* WHAT THE EXERCISE ASKS: Skip all pictures. Write out the data below from its first line through the line that contains "p.xaxis.major_label_standoff = 17".
____
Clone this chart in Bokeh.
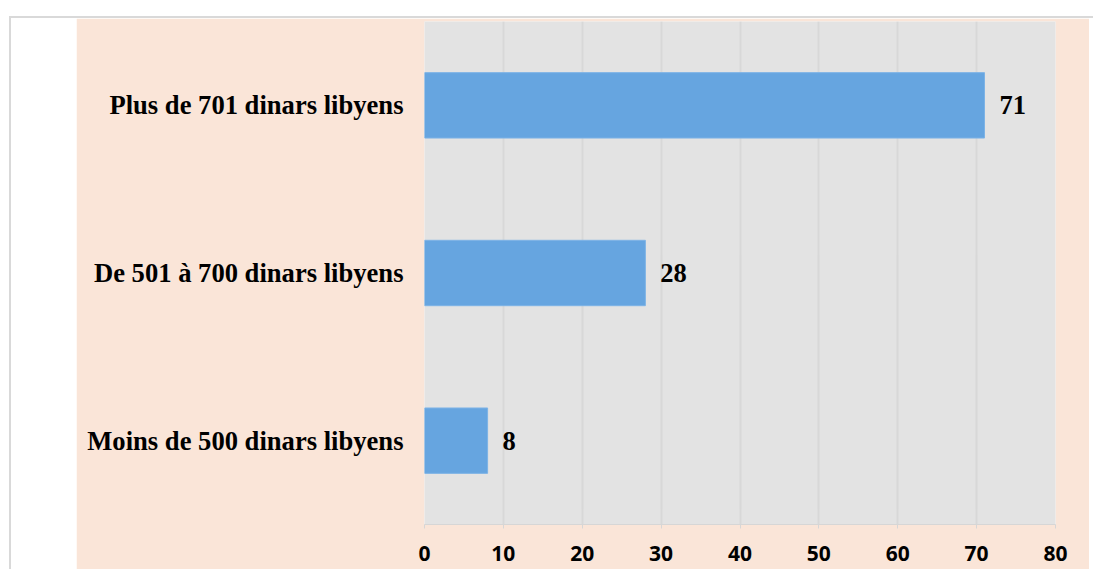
from bokeh.plotting import figure
from bokeh.models import ColumnDataSource, FactorRange, Range1d, FixedTicker, Spacer
from bokeh.layouts import row
from bokeh.core.properties import value
from bokeh.embed import file_html
from bokeh.resources import INLINE

categories = ["Moins de 500 dinars libyens", "De 501 à 700 dinars libyens", "Plus de 701 dinars libyens"]
values = [8, 28, 71]
ticks = [0, 10, 20, 30, 40, 50, 60, 70, 80]

src = ColumnDataSource(dict(cat=categories, val=values, lab=[str(v) for v in values]))

p = figure(y_range=FactorRange(*categories), x_range=Range1d(0, 80),
           width=1013, height=551, output_backend="svg", toolbar_location=None,
           min_border_left=348, min_border_right=34, min_border_top=3, min_border_bottom=45)
p.background_fill_color = "#e3e3e3"
p.border_fill_color = "#fae5d8"
p.outline_line_color = None

p.hbar(y="cat", right="val", left=0, height=0.39, source=src,
       fill_color="#66a5e0", line_color="#7db3e6", line_width=1)
p.text(x="val", y="cat", text="lab", source=src, x_offset=15,
       text_baseline="middle", text_align="left",
       text_font=value("Liberation Serif"), text_font_style="bold",
       text_font_size="26.5px", text_color="#000000")

p.xaxis.ticker = FixedTicker(ticks=ticks)
p.xaxis.axis_line_color = "#d6d6d6"
p.xaxis.major_tick_line_color = "#d6d6d6"
p.xaxis.major_tick_out = 4
p.xaxis.major_tick_in = 0
p.xaxis.minor_tick_line_color = None
p.xaxis.major_label_text_font = "Open Sans"
p.xaxis.major_label_text_font_style = "bold"
p.xaxis.major_label_text_font_size = "21px"
p.xaxis.major_label_text_color = "#000000"
p.xaxis.major_label_standoff = 17

p.yaxis.axis_line_color = None
p.yaxis.major_tick_line_color = None
p.yaxis.major_tick_out = 0
p.yaxis.major_tick_in = 0
p.yaxis.minor_tick_line_color = None
p.yaxis.major_label_text_font = "Liberation Serif"
p.yaxis.major_label_text_font_style = "bold"
p.yaxis.major_label_text_font_size = "26.6px"
p.yaxis.major_label_text_color = "#000000"
p.yaxis.major_label_standoff = 21

p.xgrid.ticker = FixedTicker(ticks=ticks)
p.xgrid.grid_line_color = "#d8d8d8"
p.xgrid.grid_line_width = 2
p.ygrid.grid_line_color = None

left = Spacer(width=65, height=551, styles={"background-color": "white"})
right = Spacer(width=4, height=551, styles={"background-color": "white"})
lay = row(left, p, right, margin=(16, 0, 0, 9),
          styles={"border-top": "2px solid #d9d9d9", "border-left": "2px solid #d9d9d9",
                  "background-color": "white"})

open("out.html", "w").write(file_html(lay, INLINE))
____
* WRITTEN SOLUTION:
Clone this chart in Bokeh.
from bokeh.plotting import figure
from bokeh.models import ColumnDataSource, FactorRange, Range1d, FixedTicker, Spacer
from bokeh.layouts import row
from bokeh.core.properties import value
from bokeh.embed import file_html
from bokeh.resources import INLINE

categories = ["Moins de 500 dinars libyens", "De 501 à 700 dinars libyens", "Plus de 701 dinars libyens"]
values = [8, 28, 71]
ticks = [0, 10, 20, 30, 40, 50, 60, 70, 80]

src = ColumnDataSource(dict(cat=categories, val=values, lab=[str(v) for v in values]))

p = figure(y_range=FactorRange(*categories), x_range=Range1d(0, 80),
           width=1013, height=551, output_backend="svg", toolbar_location=None,
           min_border_left=348, min_border_right=34, min_border_top=3, min_border_bottom=45)
p.background_fill_color = "#e3e3e3"
p.border_fill_color = "#fae5d8"
p.outline_line_color = None

p.hbar(y="cat", right="val", left=0, height=0.39, source=src,
       fill_color="#66a5e0", line_color="#7db3e6", line_width=1)
p.text(x="val", y="cat", text="lab", source=src, x_offset=15,
       text_baseline="middle", text_align="left",
       text_font=value("Liberation Serif"), text_font_style="bold",
       text_font_size="26.5px", text_color="#000000")

p.xaxis.ticker = FixedTicker(ticks=ticks)
p.xaxis.axis_line_color = "#d6d6d6"
p.xaxis.major_tick_line_color = "#d6d6d6"
p.xaxis.major_tick_out = 4
p.xaxis.major_tick_in = 0
p.xaxis.minor_tick_line_color = None
p.xaxis.major_label_text_font = "Open Sans"
p.xaxis.major_label_text_font_style = "bold"
p.xaxis.major_label_text_font_size = "21px"
p.xaxis.major_label_text_color = "#000000"
p.xaxis.major_label_standoff = 17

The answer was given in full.